The linen is from Italy’s famous Loro Piana mill; the silk is the dense, lustrous 20 momme kind; the cashmere heavy gauge. The buttons are shell or bone, and camel hair coats are made from real camel hair. Designed by Collette Brown, alumna of Burberry and Dolce & Gabbana, the patterns are cut in-house in London, and many pieces made at the same small, highly skilled British factories which produce for luxury designer brands. Production capacity at this boutique level is small, which means the chances of running into anyone else wearing the same dress or suit are minimal.

The brand is something of a well-kept secret among the British fashion editors on the international front rows.

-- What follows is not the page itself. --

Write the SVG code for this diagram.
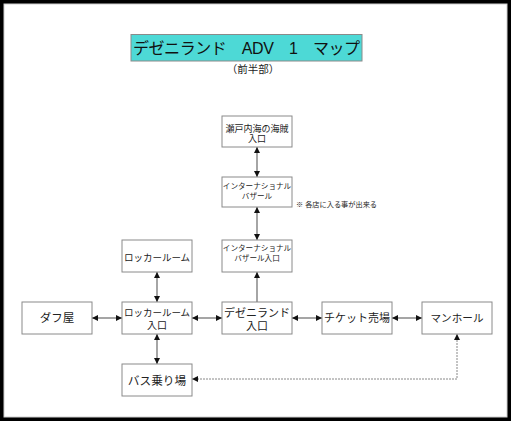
<svg xmlns="http://www.w3.org/2000/svg" width="511" height="421" viewBox="0 0 511 421">
<style>
.box{fill:#fff;stroke:#8a8a8a;stroke-width:1}
.t{font-family:"Liberation Sans","Noto Sans CJK JP",sans-serif;fill:#222;text-anchor:middle}
.ln{fill:none;stroke:#6a6a6a;stroke-width:1.2}
.dash{fill:none;stroke:#888;stroke-width:1;stroke-dasharray:2 1}
</style>
<defs>
<marker id="ah" markerUnits="userSpaceOnUse" markerWidth="6" markerHeight="6" refX="6" refY="3" orient="auto-start-reverse">
<path d="M0,0 L6,3 L0,6 z" fill="#111"/>
</marker>
</defs>
<rect x="0" y="0" width="511" height="421" fill="#000"/>
<rect x="4" y="4" width="503" height="413" fill="#fff" stroke="#cfcfcf" stroke-width="1"/>
<g id="title">
<rect x="131" y="34.5" width="231" height="26.5" fill="#4dd9d6" stroke="#8a8a8a" stroke-width="1"/>
<text x="133" y="54" font-family="'Liberation Sans','Noto Sans CJK JP',sans-serif" font-size="16" fill="#111" textLength="227" lengthAdjust="spacing">デゼニランド　ADV　1　マップ</text>
<text x="253" y="72.5" class="t" font-size="10.5">（前半部）</text>
</g>
<g id="connectors">
<line class="ln" x1="257" y1="147" x2="257" y2="177" marker-start="url(#ah)" marker-end="url(#ah)"/>
<line class="ln" x1="257" y1="207" x2="257" y2="240" marker-start="url(#ah)" marker-end="url(#ah)"/>
<line class="ln" x1="257" y1="302" x2="257" y2="272" marker-end="url(#ah)"/>
<line class="ln" x1="157" y1="272" x2="157" y2="302" marker-start="url(#ah)" marker-end="url(#ah)"/>
<line class="ln" x1="157" y1="334" x2="157" y2="364" marker-start="url(#ah)" marker-end="url(#ah)"/>
<line class="ln" x1="92" y1="318" x2="122" y2="318" marker-start="url(#ah)" marker-end="url(#ah)"/>
<line class="ln" x1="192" y1="318" x2="222" y2="318" marker-start="url(#ah)" marker-end="url(#ah)"/>
<line class="ln" x1="292" y1="318" x2="322" y2="318" marker-start="url(#ah)" marker-end="url(#ah)"/>
<line class="ln" x1="392" y1="318" x2="422" y2="318" marker-start="url(#ah)" marker-end="url(#ah)"/>
<path class="dash" d="M457,334 V379 H192" marker-start="url(#ah)" marker-end="url(#ah)"/>
</g>
<g id="n-pirates">
<rect class="box" x="222" y="116" width="70" height="31"/>
<text class="t" x="257" y="131.5" font-size="9">瀬戸内海の海賊</text>
<text class="t" x="257" y="142" font-size="9">入口</text>
</g>
<g id="n-bazaar">
<rect class="box" x="222" y="177" width="70" height="30"/>
<text class="t" x="257" y="188.5" font-size="7.6">インターナショナル</text>
<text class="t" x="257" y="198.5" font-size="7.6">バザール</text>
</g>
<text id="note" x="296" y="207" font-family="'Liberation Sans','Noto Sans CJK JP',sans-serif" font-size="7.2" fill="#222">※ 各店に入る事が出来る</text>
<g id="n-bazaar-entrance">
<rect class="box" x="222" y="240" width="70" height="32"/>
<text class="t" x="257" y="250.5" font-size="7.6">インターナショナル</text>
<text class="t" x="257" y="260.5" font-size="7.6">バザール入口</text>
</g>
<g id="n-locker">
<rect class="box" x="122" y="240" width="70" height="32"/>
<text class="t" x="157" y="261" font-size="9.5">ロッカールーム</text>
</g>
<g id="n-scalper">
<rect class="box" x="22" y="302" width="70" height="32"/>
<text class="t" x="57" y="322" font-size="11.5">ダフ屋</text>
</g>
<g id="n-locker-entrance">
<rect class="box" x="122" y="302" width="70" height="32"/>
<text class="t" x="157" y="316" font-size="9.5">ロッカールーム</text>
<text class="t" x="157" y="329" font-size="10">入口</text>
</g>
<g id="n-dezeni-entrance">
<rect class="box" x="222" y="302" width="70" height="32"/>
<text class="t" x="257" y="316.5" font-size="11">デゼニランド</text>
<text class="t" x="257" y="330" font-size="11">入口</text>
</g>
<g id="n-ticket">
<rect class="box" x="322" y="302" width="70" height="32"/>
<text class="t" x="357" y="322" font-size="11">チケット売場</text>
</g>
<g id="n-manhole">
<rect class="box" x="422" y="302" width="70" height="32"/>
<text class="t" x="457" y="322" font-size="10.6">マンホール</text>
</g>
<g id="n-bus">
<rect class="box" x="122" y="364" width="70" height="32"/>
<text class="t" x="157" y="385" font-size="11.7">バス乗り場</text>
</g>
</svg>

The designer name? Trick question. It’s not a designer brand at all. This is A by Jigsaw, on the good old British high street. Not that the prices are cheap, mind you. But they are a fraction of what clothes with similar production values cost when they come with a glitzy brand attached. (An A by Jigsaw wool coat is about £600, a calfskin one around £1,000. On Bond Street, you would be looking at triple those prices.)

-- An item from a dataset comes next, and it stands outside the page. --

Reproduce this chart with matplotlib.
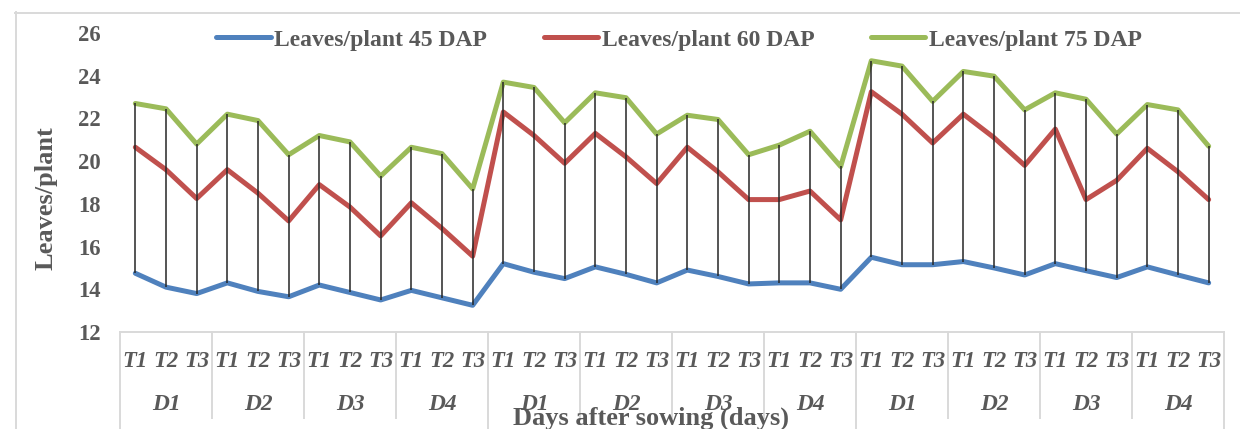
import matplotlib
matplotlib.use("Agg")
import matplotlib.pyplot as plt
import matplotlib.transforms as mtransforms
from matplotlib.lines import Line2D
import numpy as np

plt.rcParams['font.family'] = ['Liberation Serif', 'DejaVu Serif']

# data
t_labels = ["T1", "T2", "T3"]
d_labels = ["D1", "D2", "D3", "D4"]
n_sets = 3

lp45 = [14.75, 14.1, 13.8, 14.3, 13.9, 13.65, 14.2, 13.85, 13.5, 13.95, 13.6, 13.25,
        15.2, 14.8, 14.5, 15.05, 14.7, 14.3, 14.9, 14.6, 14.25, 14.3, 14.3, 14.0,
        15.5, 15.15, 15.15, 15.3, 15.0, 14.67, 15.2, 14.87, 14.55, 15.05, 14.67, 14.3]
lp60 = [20.65, 19.6, 18.25, 19.6, 18.5, 17.2, 18.9, 17.85, 16.5, 18.05, 16.85, 15.55,
        22.3, 21.2, 19.9, 21.3, 20.2, 18.95, 20.65, 19.5, 18.2, 18.2, 18.6, 17.25,
        23.25, 22.2, 20.85, 22.2, 21.1, 19.8, 21.5, 18.2, 19.1, 20.6, 19.5, 18.2]
lp75 = [22.7, 22.45, 20.8, 22.2, 21.9, 20.3, 21.2, 20.9, 19.3, 20.65, 20.35, 18.7,
        23.7, 23.45, 21.8, 23.2, 22.97, 21.27, 22.15, 21.95, 20.3, 20.75, 21.4, 19.75,
        24.7, 24.45, 22.8, 24.2, 23.98, 22.4, 23.2, 22.9, 21.27, 22.65, 22.4, 20.7]

series = [("Leaves/plant 45 DAP", lp45, "#4F81BD"),
          ("Leaves/plant 60 DAP", lp60, "#C0504D"),
          ("Leaves/plant 75 DAP", lp75, "#9BBB59")]

txt = "#595959"
grid_c = "#D9D9D9"

W, H = 1240, 429
fig = plt.figure(figsize=(W / 100, H / 100), dpi=100)
ax = fig.add_axes([120 / W, 1 - 332 / H, 1104 / W, 299 / H])

x = np.arange(len(lp45))
for name, vals, col in series:
    ax.plot(x, vals, color=col, lw=3.6, label=name, solid_capstyle='round',
            solid_joinstyle='round', zorder=2)
ax.vlines(x, lp45, lp75, color="#262626", lw=1.1, zorder=3)

ax.set_xlim(-0.5, len(x) - 0.5)
ax.set_ylim(12, 26)
ax.set_yticks(range(12, 27, 2))
ax.tick_params(axis='y', length=0, pad=14, labelsize=16.3, labelcolor=txt)
for lab in ax.get_yticklabels():
    lab.set_fontweight('bold')
ax.set_xticks([])
for s in ['left', 'right', 'top']:
    ax.spines[s].set_visible(False)
ax.spines['bottom'].set_color(grid_c)
ax.spines['bottom'].set_linewidth(1.4)

# multi-level category axis
trans = mtransforms.blended_transform_factory(ax.transData, ax.transAxes)
n_t = len(t_labels)
n_d = len(d_labels)
for i in x:
    ax.text(i, -0.097, t_labels[i % n_t], transform=trans, ha='center', va='center',
            fontsize=16.3, fontweight='bold', style='italic', color=txt)
for g in range(n_sets * n_d):
    xc = g * n_t + (n_t - 1) / 2
    ax.text(xc, -0.244, d_labels[g % n_d], transform=trans, ha='center', va='center',
            fontsize=16.8, fontweight='bold', style='italic', color=txt)
for g in range(n_sets * n_d + 1):
    xb = g * n_t - 0.5
    y_end = -0.4 if g % n_d == 0 else -0.288
    ax.add_line(Line2D([xb, xb], [0, y_end], transform=trans, color=grid_c,
                       lw=1.4, clip_on=False))

fig.text(651 / W, 1 - 418 / H, "Days after sowing (days)", ha='center', va='center',
         fontsize=19, fontweight='bold', color=txt)
fig.text(46 / W, 1 - 198 / H, "Leaves/plant", ha='center', va='center', rotation=90,
         fontsize=19, fontweight='bold', color=txt)

ax.legend(loc='center', bbox_to_anchor=(679 / W, 1 - 40 / H), bbox_transform=fig.transFigure,
          ncol=3, frameon=False, prop={'weight': 'bold', 'size': 17}, labelcolor=txt,
          handlelength=2.3, handletextpad=0.15, columnspacing=2.4)

# outer chart frame
fig.add_artist(Line2D([15.5 / W, 15.5 / W], [0, 1 - 12 / H], transform=fig.transFigure,
                      color=grid_c, lw=1.4))
fig.add_artist(Line2D([15 / W, 1], [1 - 12.5 / H, 1 - 12.5 / H], transform=fig.transFigure,
                      color=grid_c, lw=1.4))

fig.savefig("out.png", dpi=100, facecolor='white')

‘That height of ambition for what a British fashion brand without stratospheric prices can be is what the premium line hopes to bring back’

The A by Jigsaw line, now heading into its fifth season, “is our attempt to reconnect women with the real meaning of luxury in fashion, which is the joy of beautiful clothes,” says Jigsaw’s chief executive, Peter Ruis. “When I was a student I had a Saturday job in M&S. With those wages, I could afford to save up a few hundred pounds and buy a designer jacket. The prices of designer fashion have soared out of reach of almost everyone in the last decades. But we wanted to show that if you take the designer branding out of the picture then well-designed and well-made clothes can still be affordable.”

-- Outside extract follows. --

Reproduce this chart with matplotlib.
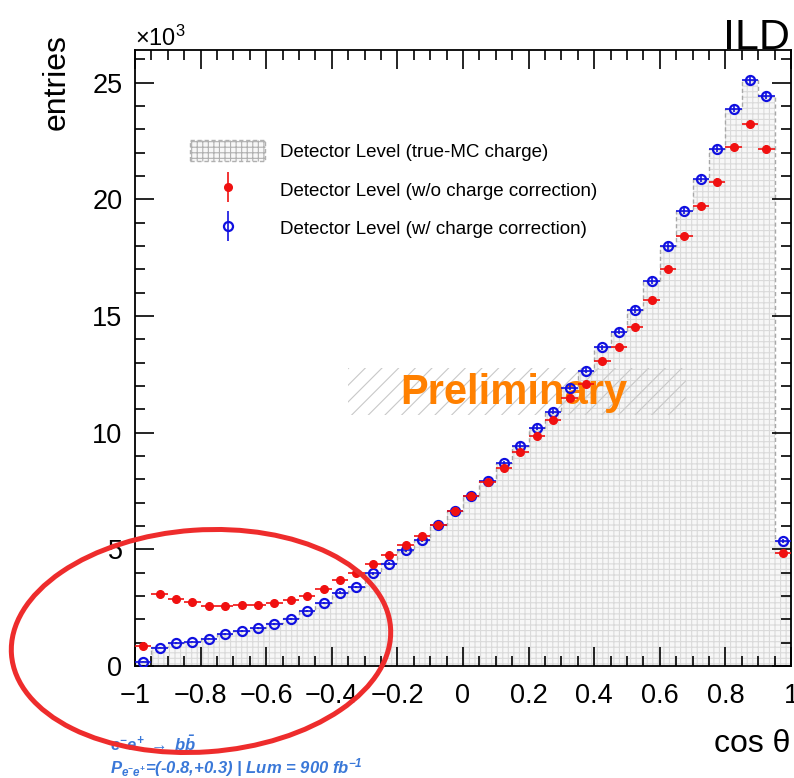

A by Jigsaw reconnects the brand with its origin story: Jigsaw, after all, was the first premium high street label. I have a vivid memory of the blackberry-coloured wool suit bought for me by my mum to wear to university interviews, when I was 17. I loved the modern, minimal cut — this was 1990, after all — while my mum was pleased with the quality of the wool, and the sleek silk lining.

 

Jigsaw sat just below Joseph and Nicole Farhi in their heyday, as an upmarket label. The architect John Pawson designed the stores. Juergen Teller shot the lookbook. That height of ambition for what a British fashion brand without stratospheric prices can be is what the premium line hopes to bring back.

Ruis says word of mouth is the most consistent driver of sales, and my personal experience backs this up. I spent much of the winter of 2015 in the Rose Long Coat, in black wool crêpe with a midnight blue tuxedo silk-lined lapel. I loved the sleek silhouette created by a meticulously darted waist. Over that winter I lost count of the number of women who tapped me on the shoulder to ask where it was from. These were normal women, the non-chauffeur-driven kind, women who travel to work on the tube like me, who don’t have Bond Street budgets, but who nonetheless recognise and appreciate a beautifully tailored wool coat. Those women knew a good coat when they saw it, without the signposting of a designer label. Will you?